- EXERCISE DIRECTIONS
Beginning at the line containing "Convert this chart" and continuing to the end of the records below, give each line again exactly as it stands, and only those lines.

- DATA EXTRACT
**********
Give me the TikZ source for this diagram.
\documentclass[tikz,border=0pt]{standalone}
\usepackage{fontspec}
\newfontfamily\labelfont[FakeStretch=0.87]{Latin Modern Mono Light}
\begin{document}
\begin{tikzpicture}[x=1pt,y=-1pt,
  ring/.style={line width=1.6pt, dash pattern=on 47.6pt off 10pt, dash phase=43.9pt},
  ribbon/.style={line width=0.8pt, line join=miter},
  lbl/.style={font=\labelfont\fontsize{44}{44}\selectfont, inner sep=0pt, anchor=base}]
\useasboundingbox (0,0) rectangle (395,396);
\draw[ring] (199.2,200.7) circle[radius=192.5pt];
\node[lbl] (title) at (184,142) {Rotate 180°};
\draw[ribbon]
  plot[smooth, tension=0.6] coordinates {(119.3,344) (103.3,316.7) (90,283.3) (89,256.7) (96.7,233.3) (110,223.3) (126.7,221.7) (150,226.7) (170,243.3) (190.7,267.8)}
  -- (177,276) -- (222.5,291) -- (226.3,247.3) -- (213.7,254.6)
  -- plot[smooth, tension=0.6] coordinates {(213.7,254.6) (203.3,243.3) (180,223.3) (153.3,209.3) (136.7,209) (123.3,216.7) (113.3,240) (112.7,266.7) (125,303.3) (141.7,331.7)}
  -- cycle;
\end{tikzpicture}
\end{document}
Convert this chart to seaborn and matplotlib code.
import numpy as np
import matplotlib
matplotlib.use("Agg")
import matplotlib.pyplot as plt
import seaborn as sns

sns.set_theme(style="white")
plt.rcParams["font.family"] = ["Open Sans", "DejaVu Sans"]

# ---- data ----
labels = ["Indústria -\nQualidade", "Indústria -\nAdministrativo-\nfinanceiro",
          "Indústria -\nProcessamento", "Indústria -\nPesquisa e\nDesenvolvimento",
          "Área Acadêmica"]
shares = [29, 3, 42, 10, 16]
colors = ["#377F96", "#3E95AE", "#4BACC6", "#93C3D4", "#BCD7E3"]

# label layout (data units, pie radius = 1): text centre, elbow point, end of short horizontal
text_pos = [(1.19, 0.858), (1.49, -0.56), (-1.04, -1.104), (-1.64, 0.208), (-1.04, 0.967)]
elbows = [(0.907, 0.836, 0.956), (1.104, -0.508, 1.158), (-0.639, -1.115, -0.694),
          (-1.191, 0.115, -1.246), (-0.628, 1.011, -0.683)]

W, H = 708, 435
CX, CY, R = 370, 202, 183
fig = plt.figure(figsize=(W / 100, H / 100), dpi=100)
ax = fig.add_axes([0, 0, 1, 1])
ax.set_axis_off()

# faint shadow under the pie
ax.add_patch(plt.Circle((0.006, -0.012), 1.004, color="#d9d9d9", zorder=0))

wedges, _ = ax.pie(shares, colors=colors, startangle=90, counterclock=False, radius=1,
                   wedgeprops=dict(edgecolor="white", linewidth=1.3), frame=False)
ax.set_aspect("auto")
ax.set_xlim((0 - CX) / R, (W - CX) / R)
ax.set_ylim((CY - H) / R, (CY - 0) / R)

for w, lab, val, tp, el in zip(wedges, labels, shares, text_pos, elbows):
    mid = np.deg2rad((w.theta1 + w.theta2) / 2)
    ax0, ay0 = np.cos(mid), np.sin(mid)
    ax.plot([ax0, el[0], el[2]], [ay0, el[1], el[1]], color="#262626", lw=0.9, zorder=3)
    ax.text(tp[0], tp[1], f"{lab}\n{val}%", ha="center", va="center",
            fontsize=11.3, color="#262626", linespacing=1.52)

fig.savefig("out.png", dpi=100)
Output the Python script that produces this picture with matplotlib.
**********
- WRITTEN RESPONSE
Convert this chart to seaborn and matplotlib code.
import numpy as np
import matplotlib
matplotlib.use("Agg")
import matplotlib.pyplot as plt
import seaborn as sns

sns.set_theme(style="white")
plt.rcParams["font.family"] = ["Open Sans", "DejaVu Sans"]

# ---- data ----
labels = ["Indústria -\nQualidade", "Indústria -\nAdministrativo-\nfinanceiro",
          "Indústria -\nProcessamento", "Indústria -\nPesquisa e\nDesenvolvimento",
          "Área Acadêmica"]
shares = [29, 3, 42, 10, 16]
colors = ["#377F96", "#3E95AE", "#4BACC6", "#93C3D4", "#BCD7E3"]

# label layout (data units, pie radius = 1): text centre, elbow point, end of short horizontal
text_pos = [(1.19, 0.858), (1.49, -0.56), (-1.04, -1.104), (-1.64, 0.208), (-1.04, 0.967)]
elbows = [(0.907, 0.836, 0.956), (1.104, -0.508, 1.158), (-0.639, -1.115, -0.694),
          (-1.191, 0.115, -1.246), (-0.628, 1.011, -0.683)]

W, H = 708, 435
CX, CY, R = 370, 202, 183
fig = plt.figure(figsize=(W / 100, H / 100), dpi=100)
ax = fig.add_axes([0, 0, 1, 1])
ax.set_axis_off()

# faint shadow under the pie
ax.add_patch(plt.Circle((0.006, -0.012), 1.004, color="#d9d9d9", zorder=0))

wedges, _ = ax.pie(shares, colors=colors, startangle=90, counterclock=False, radius=1,
                   wedgeprops=dict(edgecolor="white", linewidth=1.3), frame=False)
ax.set_aspect("auto")
ax.set_xlim((0 - CX) / R, (W - CX) / R)
ax.set_ylim((CY - H) / R, (CY - 0) / R)

for w, lab, val, tp, el in zip(wedges, labels, shares, text_pos, elbows):
    mid = np.deg2rad((w.theta1 + w.theta2) / 2)
    ax0, ay0 = np.cos(mid), np.sin(mid)
    ax.plot([ax0, el[0], el[2]], [ay0, el[1], el[1]], color="#262626", lw=0.9, zorder=3)
    ax.text(tp[0], tp[1], f"{lab}\n{val}%", ha="center", va="center",
            fontsize=11.3, color="#262626", linespacing=1.52)

fig.savefig("out.png", dpi=100)
Output the Python script that produces this picture with matplotlib.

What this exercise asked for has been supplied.